We're also connected to the universe by gravity, and we're connected to the planets by gravity. But that doesn't mean that astrology is true. With quantum mechanics, there's a notion that observers affect the things that they're observing. That's not always true, but it's often true. That's one of the very strange properties of quantum mechanics. Therefore people get the notion that there's no objective reality, and that you can literally impact on the external world just by doing things internally. That's not the case. If you want to affect something in the external world, you have to do something to it. You can't just hope for the best. You can't bring good things to you by thinking about them.

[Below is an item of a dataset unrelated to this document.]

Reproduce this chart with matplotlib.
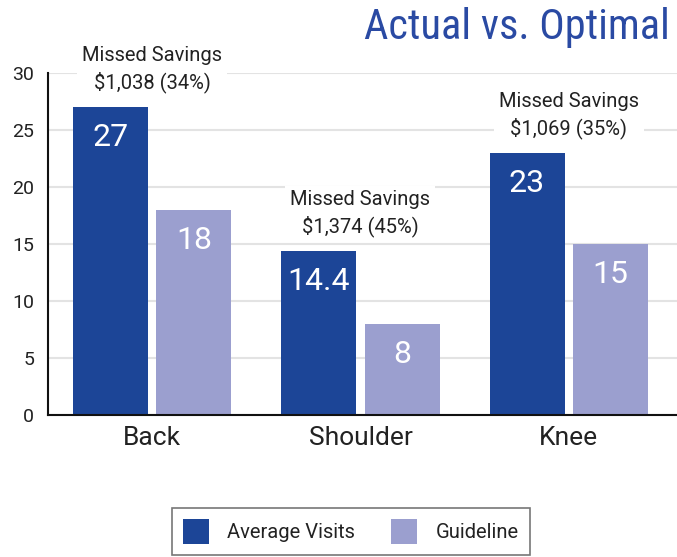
import numpy as np
import matplotlib.pyplot as plt
from matplotlib import font_manager

plt.rcParams['font.family'] = ['Roboto', 'DejaVu Sans']
# the title is set in a condensed face when there is one
installed = {f.name for f in font_manager.fontManager.ttflist}
TITLE_FONT = ['Roboto Condensed', 'Roboto'] if 'Roboto Condensed' in installed else ['Roboto']

categories = ['Back', 'Shoulder', 'Knee']
average_visits = [27, 14.4, 23]
guideline = [18, 8, 15]
missed = ['$1,038 (34%)', '$1,374 (45%)', '$1,069 (35%)']

DARK = '#1c4597'
LIGHT = '#9b9fcf'
TEXT = '#222222'

fig = plt.figure(figsize=(6.77, 5.57), dpi=100)
ax = fig.add_axes([0.071, 0.255, 0.929, 0.614])

x = np.arange(len(categories))
w = 0.36
b1 = ax.bar(x - 0.2, average_visits, w, color=DARK, label='Average Visits', zorder=2)
b2 = ax.bar(x + 0.2, guideline, w, color=LIGHT, label='Guideline', zorder=2)

# values inside the bars
for bars, vals in ((b1, average_visits), (b2, guideline)):
    for r, v in zip(bars, vals):
        ax.annotate(f'{v:g}', (r.get_x() + r.get_width() / 2, v),
                    xytext=(0, -22), textcoords='offset points',
                    ha='center', va='center', color='white', fontsize=23, zorder=3)

# missed savings notes
for i, m in enumerate(missed):
    top = max(average_visits[i], guideline[i])
    ax.annotate(f'Missed Savings\n{m}', (x[i], top), xytext=(0, 27),
                textcoords='offset points', ha='center', va='center',
                fontsize=14.5, color=TEXT, linespacing=1.35, zorder=4,
                bbox=dict(boxstyle='square,pad=0.25', fc='white', ec='none'))

ax.set_xlim(-0.5, 2.52)
ax.set_ylim(0, 30)
ax.set_yticks(range(0, 31, 5))
ax.yaxis.grid(True, color='#e3e3e3', linewidth=1.5, zorder=0)
ax.set_axisbelow(True)
ax.set_xticks(x)
ax.set_xticklabels(categories, fontsize=19, color=TEXT)
ax.tick_params(axis='x', length=0, pad=8)
ax.tick_params(axis='y', length=0, pad=10, labelsize=14, labelcolor=TEXT)
for s in ('top', 'right'):
    ax.spines[s].set_visible(False)
for s in ('left', 'bottom'):
    ax.spines[s].set_linewidth(1.5)
    ax.spines[s].set_color('#111111')

fig.text(0.99, 0.95, 'Actual vs. Optimal', ha='right', va='center',
         fontsize=30.5, color='#2a4aa3', family=TITLE_FONT)

leg = fig.legend(handles=[b1, b2], loc='upper center', bbox_to_anchor=(0.518, 0.088),
                 ncol=2, frameon=True, fancybox=False, fontsize=14.5,
                 handlelength=1.3, handleheight=1.5, columnspacing=1.8,
                 handletextpad=0.9, borderpad=0.55, borderaxespad=0)
leg.get_frame().set_edgecolor('#555555')
leg.get_frame().set_linewidth(1.2)
for t in leg.get_texts():
    t.set_color(TEXT)

fig.savefig('out.png', dpi=100)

The quantum mechanical correlations, the spooky action at a distance that quantum mechanics brings up, is true only for very specially prepared systems that are isolated from the rest of the world, completely. And we are certainly not isolated from the rest of the world. We're bombarded by many things every second of the day, and a result, we're not specially prepared quantum mechanical systems, nor can we exert weird quantum powers over other objects.

You'll notice that some of the things that Krauss talks about has a ring of familiarity if you have read my blog entry on why quantum mechanics is so difficult for the general public, and why it is susceptible to being abused.

One would hope that people would read this article and stop being taken in by all of these quackeries. Would Oprah invite Krauss to clarify all the misinformation that she helped spread when she touted "The Secret" on her show? I highly doubt it.

Zz.

1 comment:

Pi-Guy said...

I tend to tell people that if QM were literally lawless then you couldn't do repeatable experiments with it, and in general it wouldn't be reliable enough to build things like the innards of cell phones, and so on.

I isn't indeterminate, and it doesn't allow anything & everything. It's just that what it determines and what it allows aren't the same things which are in classical mechanics.